Das Wichtigste für uns aber war das Präparieren unserer Ski, denn die sollten ja laufen wie der Teufel… Da ließ sich keiner dreinschauen, jeder hatte seine eigene Methode. Sein ureigenstes Geheimnis sozusagen. Der Diechtler Christian, der es später als Kombinierer sogar in die DSV-Junioren-Auswahl schaffte, bevor ein Kreuzbandriss weitere Ambitionen zunichtemachte, überraschte uns alle mit einem raffiniert aufgepinselten Schuppenbelag aus Kerzenwachs.

Die Idee hätte er sich patentieren lassen sollen. Aber auch ohne diese Geheimwaffe hätten wir keine Chance gegen seinen Teamkollegen Toni und ihn gehabt. Sie waren einfach zäher in der Loipe.

Auf Tante Paula's Scherz fielen wir herein

Einmal, und das werde ich nie vergessen, herrschte schon im Vorfeld große Aufregung. Hatte sich doch eine italienische Damenmannschaft angesagt, die unbedingt bei unserem Rauschberglauf mitmachen wollte. Und tatsächlich: kurz vor dem Start trafen zwei extravagant gekleidete Sportlerinnen ein, mit großflächigen Sonnenbrillen auf der Nase und laut palavernd in einer für uns unverständlichen Sprache. Gegen das ausländische Duo mit ihrer modernen Ausrüstung würden wir sowieso nichts zerreißen, so unsere Befürchtung.

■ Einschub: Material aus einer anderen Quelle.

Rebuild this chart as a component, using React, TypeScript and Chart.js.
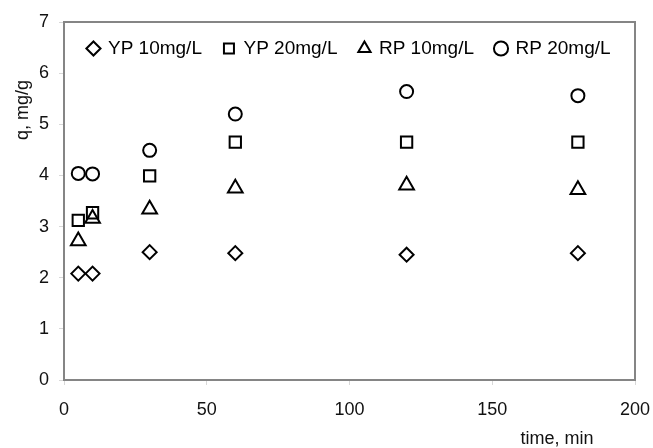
import React, { useEffect, useRef } from "react";
import { Chart, registerables } from "chart.js";

Chart.register(...registerables);

const times = [5, 10, 30, 60, 120, 180];
const yp10 = [2.08, 2.08, 2.5, 2.48, 2.45, 2.48];
const yp20 = [3.12, 3.27, 3.99, 4.65, 4.65, 4.65];
const rp10 = [2.72, 3.16, 3.34, 3.75, 3.81, 3.72];
const rp20 = [4.04, 4.03, 4.49, 5.2, 5.64, 5.56];

const seriesLabels = ["YP 10mg/L", "YP 20mg/L", "RP 10mg/L", "RP 20mg/L"];
const seriesStyles = ["rectRot", "rect", "triangle", "circle"];
const seriesRadii = [7, 8, 8.5, 6.5];
const xTitle = "time, min";
const yTitle = "q, mg/g";

const FONT = "'Liberation Sans', Arial, sans-serif";

const framePlugin = {
  id: "frameAndTitles",
  beforeDatasetsDraw(chart: any) {
    const { ctx, chartArea } = chart;
    ctx.save();
    ctx.strokeStyle = "#858585";
    ctx.lineWidth = 2;
    ctx.strokeRect(chartArea.left, chartArea.top, chartArea.right - chartArea.left, chartArea.bottom - chartArea.top);
    ctx.restore();
  },
  afterDraw(chart: any) {
    const { ctx } = chart;
    ctx.save();
    ctx.fillStyle = "#111";
    ctx.font = "18px " + FONT;
    ctx.textAlign = "center";
    ctx.textBaseline = "middle";
    ctx.fillText(xTitle, 557, 439);
    ctx.translate(23, 110);
    ctx.rotate(-Math.PI / 2);
    ctx.fillText(yTitle, 0, 0);
    ctx.restore();
  },
};

export default function App() {
  const ref = useRef<HTMLCanvasElement | null>(null);
  useEffect(() => {
    if (!ref.current) return;
    const all = [yp10, yp20, rp10, rp20];
    const chart = new Chart(ref.current, {
      type: "scatter",
      data: {
        datasets: all.map((vals, i) => ({
          label: seriesLabels[i],
          data: times.map((t, j) => ({ x: t, y: vals[j] })),
          pointStyle: seriesStyles[i] as any,
          pointRadius: seriesRadii[i],
          pointBorderWidth: 2,
          pointBorderColor: "#000",
          pointBackgroundColor: "rgba(0,0,0,0)",
          borderColor: "#000",
          backgroundColor: "rgba(0,0,0,0)",
          showLine: false,
        })),
      },
      options: {
        responsive: false,
        animation: false,
        layout: { padding: { left: 0, right: 18, top: 22, bottom: 0 } },
        plugins: {
          tooltip: { enabled: false },
          legend: {
            position: "chartArea" as any,
            labels: {
              usePointStyle: true,
              boxWidth: 10,
              boxHeight: 10,
              padding: 22,
              color: "#000",
              font: { size: 19, family: FONT },
            },
          },
        },
        scales: {
          x: {
            type: "linear",
            min: 0,
            max: 200,
            ticks: { stepSize: 50, color: "#111", padding: 14, font: { size: 18, family: FONT } },
            grid: { drawOnChartArea: false, drawTicks: true, tickLength: 5, color: "#d8d8d8" },
            border: { color: "#858585", width: 2 },
            afterFit: (s: any) => {
              s.height = 68;
              s.paddingRight = 0;
              s.paddingLeft = 0;
            },
          },
          y: {
            type: "linear",
            min: 0,
            max: 7,
            ticks: { stepSize: 1, color: "#111", padding: 10, font: { size: 18, family: FONT } },
            grid: { drawOnChartArea: false, drawTicks: true, tickLength: 5, color: "#d8d8d8" },
            border: { color: "#858585", width: 2 },
            afterFit: (s: any) => {
              s.width = 64;
              s.paddingTop = 0;
              s.paddingBottom = 0;
            },
          },
        },
      },
      plugins: [framePlugin],
    });
    // Lay the in-plot legend out as a single horizontal row at the top of the chart area.
    const lg: any = (chart as any).legend;
    if (lg) {
      lg.isHorizontal = () => true;
      lg.setDimensions = function () {
        const ca = chart.chartArea;
        this.width = ca.right - ca.left;
        this.left = ca.left;
        this.right = ca.right;
        this.top = ca.top - 5;
      };
      chart.update();
    }
    return () => chart.destroy();
  }, []);
  return (
    <div style={{ position: "fixed", left: 0, top: 0, width: 653, height: 448, background: "#fff" }}>
      <canvas ref={ref} width={653} height={448} style={{ display: "block" }} />
    </div>
  );
}
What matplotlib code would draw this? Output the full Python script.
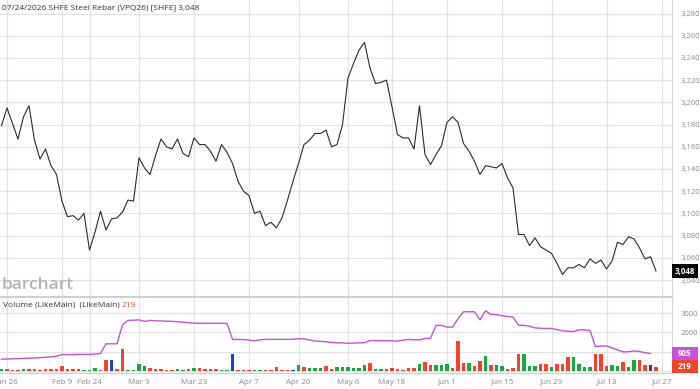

Nachdem uns die »eingeweihten« Erwachsenen einige Zeit »boazen« haben lassen und wir selbst schön langsam den Braten rochen, gaben sich die beiden Damen zu erkennen: es war die immer zu Späßen aufgelegte Tante Paula mit ihrer Freundin Anni, die uns nach allen Regeln der Kunst hereingelegt hatte. Weil sie in der Gästeklasse starteten, waren sie letztlich auch keine ernst zu nehmende Konkurrenz. Spätestens ab diesem Zeitpunkt wussten wir »Grashof-Buben« wenigstens, was »Buon giorno« auf Deutsch heißt und dass es außer »Preißisch« auch noch andere Fremdsprachen gibt.